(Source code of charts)
'''

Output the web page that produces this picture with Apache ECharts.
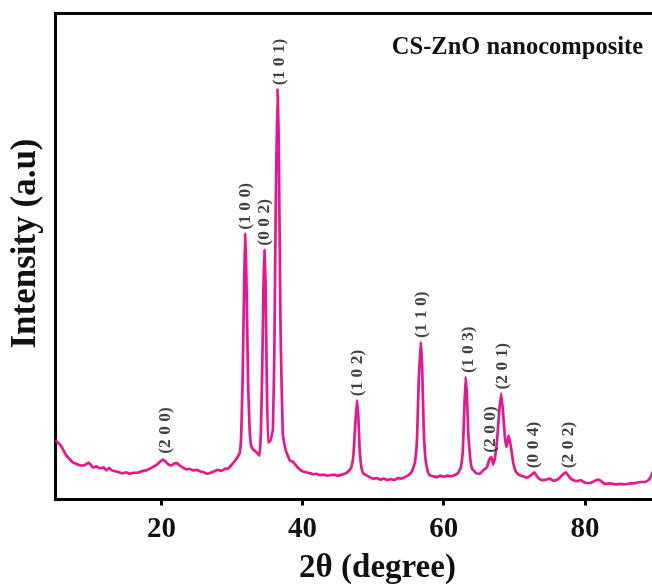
<!DOCTYPE html>
<html>
<head>
<meta charset="utf-8">
<script src="https://cdn.jsdelivr.net/npm/echarts@6/dist/echarts.min.js"></script>
<style>html,body{margin:0;padding:0;background:#fff;}#c{width:652px;height:586px;}</style>
</head>
<body>
<div id="c"></div>
<script>
// 2θ (degree) values
const twoTheta = [
  5.0,5.3,5.8,6.5,7.0,7.4,8.0,8.6,9.2,9.7,10.3,10.8,11.3,11.8,12.2,12.6,13.0,13.5,14.0,14.5,15.0,15.5,16.0,16.5,16.9,17.4,17.9,18.3,18.7,19.2,19.7,20.2,20.6,21.0,21.4,21.8,22.2,22.6,23.0,23.5,24.0,24.5,25.0,25.5,26.0,26.5,27.0,27.5,28.0,28.5,29.0,29.5,30.1,30.6,31.1,31.3,31.5,31.7,31.85,32.0,32.15,32.3,32.5,32.7,33.0,33.4,33.9,34.1,34.3,34.45,34.6,34.75,34.9,35.1,35.4,35.6,35.8,36.0,36.2,36.45,36.6,36.75,36.9,37.2,37.6,38.2,38.6,39.3,40.0,40.5,41.0,41.5,42.0,42.5,43.0,43.5,44.0,44.5,45.0,45.5,46.0,46.5,46.9,47.2,47.45,47.7,47.9,48.1,48.35,48.6,49.0,49.5,50.0,50.5,51.0,51.5,52.0,52.5,53.0,53.5,54.0,54.5,55.0,55.5,55.9,56.2,56.45,56.75,56.95,57.15,57.4,57.7,58.0,58.5,59.0,59.5,60.0,60.5,61.0,61.5,62.0,62.4,62.7,62.9,63.1,63.3,63.5,63.75,64.0,64.6,65.1,65.6,66.1,66.45,66.75,67.0,67.25,67.55,67.85,68.15,68.4,68.65,68.9,69.2,69.5,69.85,70.2,70.7,71.2,71.7,72.2,72.6,72.85,73.1,73.5,74.0,74.5,75.0,75.5,76.0,76.5,77.0,77.3,77.6,78.0,78.5,79.0,79.4,79.8,80.2,80.7,81.2,81.8,82.2,82.6,83.0,83.5,84.0,84.5,85.0,85.5,86.0,86.5,87.0,87.5,88.0,88.5,89.0,89.3,89.6,90.0
];
// Intensity (a.u.)
const intensity = [
  12.2,11.8,11.0,9.1,8.3,7.7,7.3,7.0,7.1,7.6,6.6,6.8,6.4,6.6,6.0,6.5,6.0,5.8,5.6,5.4,5.6,5.3,5.5,5.5,5.6,5.9,6.0,6.3,6.6,7.0,7.6,8.2,7.8,7.2,7.0,7.4,7.5,7.0,6.6,6.2,6.3,6.0,6.1,5.8,5.6,5.3,5.5,5.8,6.1,5.9,6.3,6.4,7.4,8.3,9.6,13,24,42,54.7,49,36,23,14.5,11.2,10.3,9.8,9.0,14,28,43,51.4,45,28,11.7,12.0,13,14.5,30,60,84.4,76,55,33,13.5,10.2,8.0,7.8,6.6,5.8,5.6,5.4,5.2,5.3,5.0,5.1,4.9,5.0,5.1,4.9,5.1,5.3,5.8,6.6,9,15,20.4,17,10,6.5,5.4,5.0,4.6,4.3,4.4,4.1,4.3,4.0,4.2,4.0,4.4,4.3,4.6,5.0,5.8,7.5,12,24,32.4,27,15,8.5,6.0,5.0,4.8,4.6,4.9,4.7,4.9,4.8,5.0,5.4,6.5,10,18,25.2,21,13,8.5,6.4,5.4,5.3,6.0,6.6,8.2,8.8,7.2,8.5,12,18,21.8,18,13,10.8,13.2,11,7.5,5.8,5.0,4.8,4.5,4.8,5.3,5.6,5.0,4.3,4.0,4.1,4.3,3.9,4.0,4.6,5.3,5.6,5.0,4.3,3.9,3.8,4.0,3.6,3.4,3.4,3.7,4.1,3.9,3.4,3.2,3.3,3.2,3.1,3.2,3.1,3.2,3.3,3.3,3.5,3.6,3.6,4.0,4.6,5.6,7.5,11
];
// Peak annotations
const hklText = ['(2 0 0)','(1 0 0)','(0 0 2)','(1 0 1)','(1 0 2)','(1 1 0)','(1 0 3)','(2 0 0)','(2 0 1)','(0 0 4)','(2 0 2)'];
const hklPos = [20.6, 31.85, 34.6, 36.7, 47.75, 56.8, 63.5, 66.6, 68.3, 72.75, 77.7];
const hklHeight = [8.6, 54.7, 51.4, 84.4, 20.4, 32.4, 25.2, 8.8, 21.8, 5.6, 5.6];
const xTicks = [20, 40, 60, 80];

const lineData = twoTheta.map((x, i) => [x, intensity[i]]);
const labelData = hklText.map((t, i) => ({ value: [hklPos[i], hklHeight[i]], name: t }));

const chart = echarts.init(document.getElementById('c'), null, { renderer: 'canvas' });
const serif = 'Liberation Serif, Times New Roman, serif';
chart.setOption({
  animation: false,
  backgroundColor: '#fff',
  grid: { left: 55.5, top: 13.5, width: 600, height: 486, containLabel: false, outerBoundsMode: 'none', show: true, borderColor: '#000', borderWidth: 3, backgroundColor: 'transparent' },
  title: {
    text: 'CS-ZnO nanocomposite', right: 4, top: 30,
    textStyle: { fontFamily: serif, fontWeight: 'bold', fontSize: 24.5, color: '#111' }
  },
  xAxis: {
    type: 'value', min: 5, max: 90,
    name: '2θ (degree)', nameLocation: 'middle', nameGap: 52,
    nameTextStyle: { fontFamily: serif, fontWeight: 'bold', fontSize: 33, color: '#111', padding: [0, 0, 0, 44] },
    axisLine: { show: true, lineStyle: { color: '#000', width: 3 } },
    axisTick: { show: true, inside: false, length: 6, lineStyle: { color: '#000', width: 3 }, customValues: xTicks },
    axisLabel: { customValues: xTicks, margin: 16, fontFamily: serif, fontWeight: 'bold', fontSize: 29, color: '#111' },
    splitLine: { show: false }
  },
  yAxis: {
    type: 'value', min: 0, max: 100,
    name: 'Intensity (a.u)', nameLocation: 'middle', nameGap: 12, nameRotate: 90,
    nameTextStyle: { fontFamily: serif, fontWeight: 'bold', fontSize: 35, color: '#111', padding: [0, 0, 0, 26] },
    axisLine: { show: true, lineStyle: { color: '#000', width: 3 } },
    axisTick: { show: false }, axisLabel: { show: false }, splitLine: { show: false }
  },
  series: [
    {
      type: 'line', data: lineData, showSymbol: false, smooth: 0.1,
      lineStyle: { color: '#e8168a', width: 2.7 }, z: 3
    },
    {
      type: 'scatter', data: labelData, symbolSize: 0, silent: true,
      label: {
        show: true, position: 'top', distance: 4, rotate: 90,
        align: 'left', verticalAlign: 'middle',
        formatter: p => p.name,
        fontFamily: serif, fontWeight: 'bold', fontSize: 17.5, color: '#111'
      }, z: 4
    }
  ]
});
</script>
</body>
</html>
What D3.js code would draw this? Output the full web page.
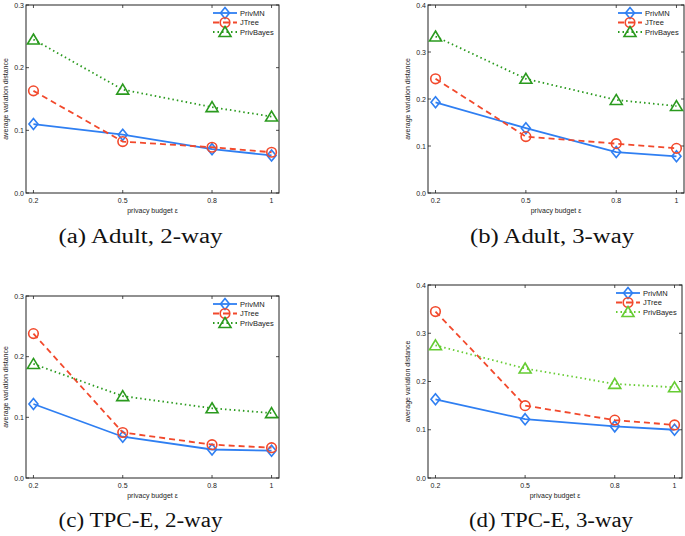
<!DOCTYPE html>
<html>
<head>
<meta charset="utf-8">
<script src="https://cdn.jsdelivr.net/npm/d3@7"></script>
<style>
  html, body { margin: 0; padding: 0; background: #fff; }
  svg { display: block; }
  .tick-label { font-family: "Liberation Sans", Arial, sans-serif; font-size: 7px; fill: #222; }
  .axis-title { font-family: "Liberation Sans", Arial, sans-serif; font-size: 7px; fill: #222; }
  .legend-text { font-family: "Liberation Sans", Arial, sans-serif; font-size: 7.5px; fill: #222; }
  .caption { font-family: "Liberation Serif", "DejaVu Serif", serif; font-size: 20px; fill: #111; }
</style>
</head>
<body>
<svg id="chart" width="685" height="536"></svg>
<script>
// privacy budget values on the x axis
const budgets = [0.2, 0.5, 0.8, 1]
const budgetLabels = ["0.2", "0.5", "0.8", "1"]
const seriesNames = ["PrivMN", "JTree", "PrivBayes"]

// average variation distance, one row per series (PrivMN, JTree, PrivBayes)
const adult2way = [
    [0.110, 0.093, 0.070, 0.060],
    [0.163, 0.082, 0.073, 0.065],
    [0.245, 0.165, 0.137, 0.122],
]
const adult3way = [
    [0.193, 0.138, 0.087, 0.078],
    [0.243, 0.120, 0.105, 0.095],
    [0.333, 0.243, 0.198, 0.185],
]
const tpce2way = [
    [0.122, 0.068, 0.047, 0.045],
    [0.238, 0.075, 0.055, 0.050],
    [0.188, 0.135, 0.115, 0.107],
]
const tpce3way = [
    [0.163, 0.122, 0.107, 0.100],
    [0.345, 0.150, 0.120, 0.110],
    [0.275, 0.227, 0.195, 0.188],
]

const captions = ["(a) Adult, 2-way", "(b) Adult, 3-way", "(c) TPC-E, 2-way", "(d) TPC-E, 3-way"]
const yTicksA = [0, 0.1, 0.2, 0.3]
const yTicksB = [0, 0.1, 0.2, 0.3, 0.4]

const panels = [
    { data: adult2way, yMax: 0.3, yTicks: yTicksA, box: { left: 26, top: 5, right: 279, bottom: 193 }, bayesColor: "#2a9a1e", capY: 243 },
    { data: adult3way, yMax: 0.4, yTicks: yTicksB, box: { left: 428, top: 5, right: 684, bottom: 193 }, bayesColor: "#2a9a1e", capY: 243 },
    { data: tpce2way, yMax: 0.3, yTicks: yTicksA, box: { left: 26, top: 296, right: 279, bottom: 478 }, bayesColor: "#2a9a1e", capY: 527 },
    { data: tpce3way, yMax: 0.4, yTicks: yTicksB, box: { left: 428, top: 285, right: 682, bottom: 478 }, bayesColor: "#66cc33", capY: 527 },
]

const svg = d3.select('#chart')

function drawMarker(g, kind, x, y, color) {
    if (kind === 0) {
        g.append('path')
            .attr('d', `M${x},${y - 5.5}L${x + 4.5},${y}L${x},${y + 5.5}L${x - 4.5},${y}Z`)
            .attr('fill', 'none').attr('stroke', color).attr('stroke-width', 1.6)
    } else if (kind === 1) {
        g.append('circle')
            .attr('cx', x).attr('cy', y).attr('r', 4.8)
            .attr('fill', 'none').attr('stroke', color).attr('stroke-width', 1.6)
    } else {
        g.append('path')
            .attr('d', `M${x},${y - 5.5}L${x + 6},${y + 4.5}L${x - 6},${y + 4.5}Z`)
            .attr('fill', 'none').attr('stroke', color).attr('stroke-width', 1.6)
    }
}

panels.forEach((p, i) => {
    const b = p.box
    const g = svg.append('g')

    const x = d3.scaleLinear().domain([0.175, 1.025]).range([b.left, b.right])
    const y = d3.scaleLinear().domain([0, p.yMax]).range([b.bottom, b.top])

    const colors = ["#2f7ff2", "#f2492c", p.bayesColor]
    const dashes = [null, "6,4", "1.5,3"]

    // frame
    g.append('rect')
        .attr('x', b.left).attr('y', b.top)
        .attr('width', b.right - b.left).attr('height', b.bottom - b.top)
        .attr('fill', 'none').attr('stroke', '#222').attr('stroke-width', 1)

    // x ticks (inside, top and bottom)
    budgets.forEach((v, k) => {
        const xx = x(v)
        g.append('line').attr('x1', xx).attr('x2', xx).attr('y1', b.bottom).attr('y2', b.bottom - 3)
            .attr('stroke', '#222').attr('stroke-width', 0.8)
        g.append('line').attr('x1', xx).attr('x2', xx).attr('y1', b.top).attr('y2', b.top + 3)
            .attr('stroke', '#222').attr('stroke-width', 0.8)
        g.append('text').attr('class', 'tick-label')
            .attr('x', xx).attr('y', b.bottom + 10)
            .attr('text-anchor', 'middle')
            .text(budgetLabels[k])
    })

    // y ticks (inside, left and right)
    p.yTicks.forEach(v => {
        const yy = y(v)
        g.append('line').attr('x1', b.left).attr('x2', b.left + 3).attr('y1', yy).attr('y2', yy)
            .attr('stroke', '#222').attr('stroke-width', 0.8)
        g.append('line').attr('x1', b.right).attr('x2', b.right - 3).attr('y1', yy).attr('y2', yy)
            .attr('stroke', '#222').attr('stroke-width', 0.8)
        g.append('text').attr('class', 'tick-label')
            .attr('x', b.left - 2).attr('y', yy + 2.5)
            .attr('text-anchor', 'end')
            .text(d3.format('.1f')(v))
    })

    // axis titles
    g.append('text').attr('class', 'axis-title')
        .attr('x', (b.left + b.right) / 2).attr('y', b.bottom + 20)
        .attr('text-anchor', 'middle')
        .text('privacy budget ε')
    g.append('text').attr('class', 'axis-title')
        .attr('transform', `translate(${b.left - 18},${(b.top + b.bottom) / 2}) rotate(-90)`)
        .attr('text-anchor', 'middle')
        .text('average variation distance')

    // series lines and markers
    const line = d3.line().x((d, k) => x(budgets[k])).y(d => y(d))
    p.data.forEach((vals, s) => {
        g.append('path')
            .attr('d', line(vals))
            .attr('fill', 'none')
            .attr('stroke', colors[s])
            .attr('stroke-width', 1.8)
            .attr('stroke-dasharray', dashes[s])
        vals.forEach((v, k) => drawMarker(g, s, x(budgets[k]), y(v), colors[s]))
    })

    // legend
    const lx = b.right - 66
    seriesNames.forEach((name, s) => {
        const ly = b.top + 8 + s * 9.5
        g.append('line').attr('x1', lx).attr('x2', lx + 24).attr('y1', ly).attr('y2', ly)
            .attr('stroke', colors[s]).attr('stroke-width', 1.8)
            .attr('stroke-dasharray', dashes[s])
        drawMarker(g, s, lx + 12, ly, colors[s])
        g.append('text').attr('class', 'legend-text')
            .attr('x', lx + 27).attr('y', ly + 2.6)
            .text(name)
    })

    // caption
    svg.append('text').attr('class', 'caption')
        .attr('x', (b.left + b.right) / 2 + (i % 2 === 0 ? -12 : -4)).attr('y', p.capY)
        .attr('text-anchor', 'middle')
        .attr('textLength', 164)
        .attr('lengthAdjust', 'spacingAndGlyphs')
        .text(captions[i])
})
</script>
</body>
</html>
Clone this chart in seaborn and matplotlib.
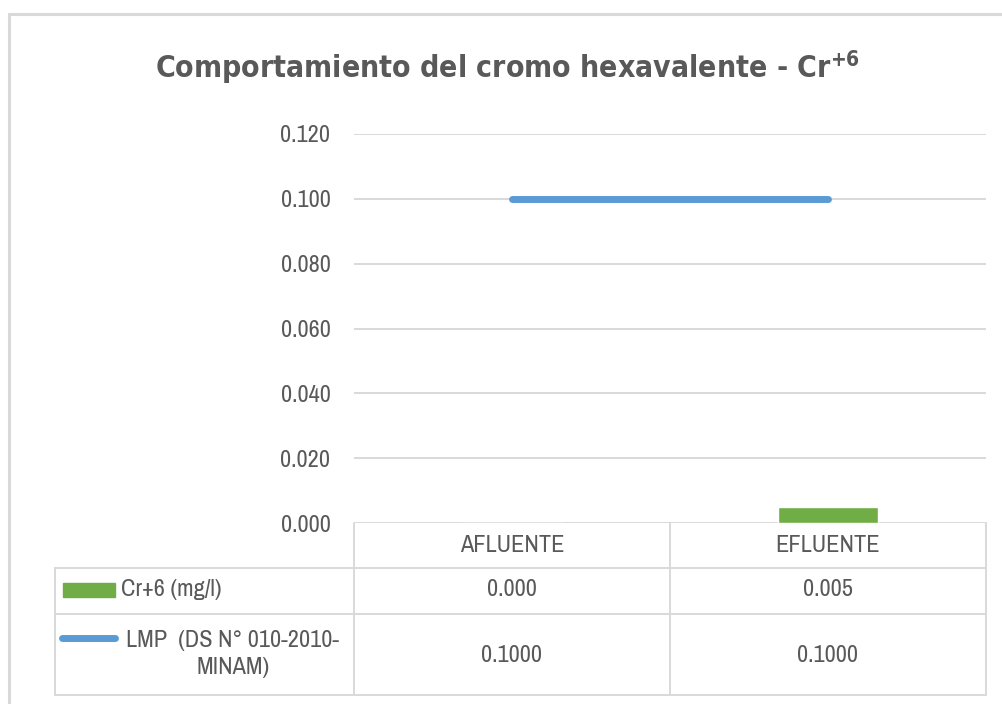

'''

Exercise instructions: Show, from the material above, each line that includes the string "Output".

Result of the task:
Output the web page that produces this picture with Apache ECharts.
What D3.js code would draw this? Output the full web page.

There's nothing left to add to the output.